**Do this:** Keep every line where the word "React" appears; drop the rest.

**Working data:**
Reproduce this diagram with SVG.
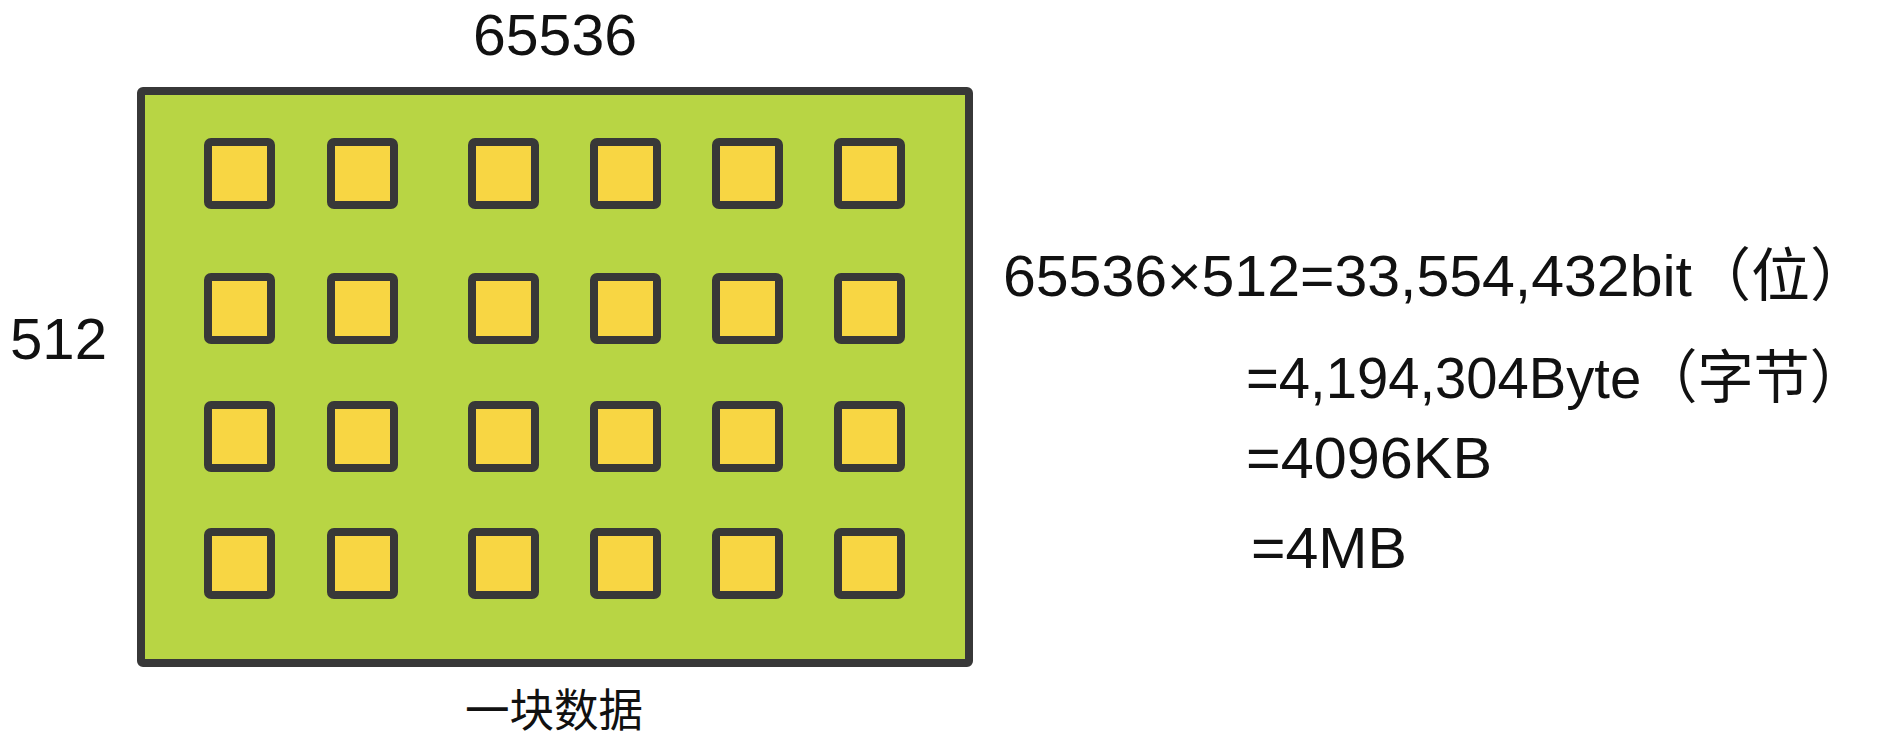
<svg xmlns="http://www.w3.org/2000/svg" width="1882" height="748" viewBox="0 0 1882 748">
  <style>
    .t { font-family: "Liberation Sans", "Noto Sans CJK SC", sans-serif; fill: #111; }
    .cell { fill: #f8d643; stroke: #383838; stroke-width: 8; }
    .block { fill: #b8d544; stroke: #383838; stroke-width: 8; }
  </style>
  <defs>
    <rect id="cell" x="0" y="0" width="63" height="63" rx="3" class="cell"/>
  </defs>
  <rect width="1882" height="748" fill="#ffffff"/>

  <g id="block">
    <rect x="141" y="91" width="828" height="572" rx="2" class="block"/>
    <g id="cells">
      <use href="#cell" x="208" y="142"/>
      <use href="#cell" x="331" y="142"/>
      <use href="#cell" x="472" y="142"/>
      <use href="#cell" x="594" y="142"/>
      <use href="#cell" x="716" y="142"/>
      <use href="#cell" x="838" y="142"/>

      <use href="#cell" x="208" y="277"/>
      <use href="#cell" x="331" y="277"/>
      <use href="#cell" x="472" y="277"/>
      <use href="#cell" x="594" y="277"/>
      <use href="#cell" x="716" y="277"/>
      <use href="#cell" x="838" y="277"/>

      <use href="#cell" x="208" y="405"/>
      <use href="#cell" x="331" y="405"/>
      <use href="#cell" x="472" y="405"/>
      <use href="#cell" x="594" y="405"/>
      <use href="#cell" x="716" y="405"/>
      <use href="#cell" x="838" y="405"/>

      <use href="#cell" x="208" y="532"/>
      <use href="#cell" x="331" y="532"/>
      <use href="#cell" x="472" y="532"/>
      <use href="#cell" x="594" y="532"/>
      <use href="#cell" x="716" y="532"/>
      <use href="#cell" x="838" y="532"/>
    </g>
  </g>

  <g id="labels">
    <text id="label-width" class="t" x="473" y="55" font-size="58" textLength="164" lengthAdjust="spacingAndGlyphs">65536</text>
    <text id="label-height" class="t" x="10" y="359" font-size="58" textLength="97" lengthAdjust="spacingAndGlyphs">512</text>
    <text id="label-block" class="t" x="465" y="727" font-size="45" textLength="178" lengthAdjust="spacingAndGlyphs">一块数据</text>
  </g>

  <g id="calc">
    <text class="t" x="1003" y="296" font-size="58" textLength="866" lengthAdjust="spacingAndGlyphs">65536×512=33,554,432bit（位）</text>
    <text class="t" x="1246" y="398" font-size="58" textLength="620" lengthAdjust="spacingAndGlyphs">=4,194,304Byte（字节）</text>
    <text class="t" x="1246" y="478" font-size="58" textLength="246" lengthAdjust="spacingAndGlyphs">=4096KB</text>
    <text class="t" x="1251" y="568" font-size="58" textLength="156" lengthAdjust="spacingAndGlyphs">=4MB</text>
  </g>
</svg>
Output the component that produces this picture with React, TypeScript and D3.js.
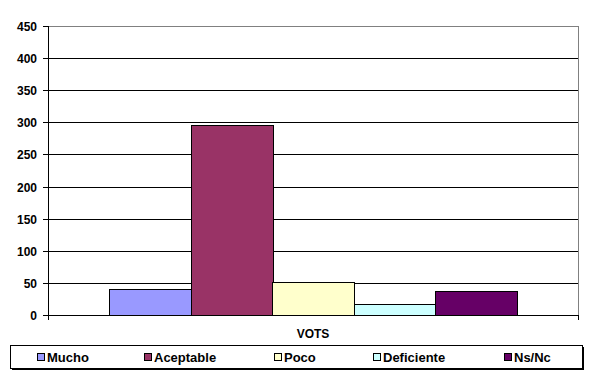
import React from "react";
import * as d3 from "d3";

const categories = ["VOTS"];
const seriesNames = ["Mucho", "Aceptable", "Poco", "Deficiente", "Ns/Nc"];
const seriesValues = [40, 296, 52, 17, 37];
const seriesColors = ["#9999FF", "#993366", "#FFFFCC", "#CCFFFF", "#660066"];
const yTicks = [0, 50, 100, 150, 200, 250, 300, 350, 400, 450];
const legendX = [38, 145, 275, 374, 505];

export default function App() {
  const W = 593, H = 384;
  const left = 48, right = 578, top = 26, bottom = 315;
  const y = d3.scaleLinear().domain([0, 450]).range([bottom, top]);
  const x0 = d3.scaleBand().domain(categories).range([left, right]).paddingInner(0).paddingOuter(0.1495);
  const x1 = d3.scaleBand().domain(seriesNames).range([0, x0.bandwidth()]).padding(0);
  const font = "Arial, 'Liberation Sans', sans-serif";
  return (
    <svg width={W} height={H} style={{ position: "absolute", left: 0, top: 0, background: "#fff" }} fontFamily={font}>
      {yTicks.map((t) => (
        <g key={t}>
          {t > 0 && t < 450 && <line x1={left} x2={right} y1={Math.round(y(t)) + 0.5} y2={Math.round(y(t)) + 0.5} stroke="#000" />}
          <line x1={left - 5} x2={left} y1={Math.round(y(t)) + 0.5} y2={Math.round(y(t)) + 0.5} stroke="#000" />
          <text x={37} y={Math.round(y(t)) + 4.5} textAnchor="end" fontSize={12} fontWeight="bold">{t}</text>
        </g>
      ))}
      <line x1={left} x2={right} y1={top + 0.5} y2={top + 0.5} stroke="#808080" />
      <line x1={right + 0.5} x2={right + 0.5} y1={top} y2={bottom} stroke="#808080" />
      {categories.map((c) =>
        seriesNames.map((s, i) => (
          <rect key={s}
            x={Math.round(x0(c)! + x1(s)!) + 0.5}
            y={Math.round(y(seriesValues[i])) + 0.5}
            width={Math.round(x1.bandwidth())}
            height={Math.round(bottom - y(seriesValues[i]))}
            fill={seriesColors[i]} stroke="#000" strokeWidth={1} />
        ))
      )}
      <line x1={left + 0.5} x2={left + 0.5} y1={top} y2={bottom + 5} stroke="#000" />
      <line x1={left} x2={right} y1={bottom + 0.5} y2={bottom + 0.5} stroke="#000" />
      <line x1={right + 0.5} x2={right + 0.5} y1={bottom} y2={bottom + 5} stroke="#000" />
      {categories.map((c) => (
        <text key={c} x={x0(c)! + x0.bandwidth() / 2} y={338} textAnchor="middle" fontSize={12} fontWeight="bold">{c}</text>
      ))}
      <rect x={12} y={347} width={572} height={23} fill="#000" />
      <rect x={10.5} y={345.5} width={572} height={23} fill="#fff" stroke="#000" />
      {seriesNames.map((s, i) => (
        <g key={s}>
          <rect x={legendX[i] - 0.5} y={353.5} width={7} height={7} fill={seriesColors[i]} stroke="#000" />
          <text x={legendX[i] + 9} y={362} fontSize={13} fontWeight="bold">{s}</text>
        </g>
      ))}
    </svg>
  );
}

**Expected answer:**
Output the component that produces this picture with React, TypeScript and D3.js.
import React from "react";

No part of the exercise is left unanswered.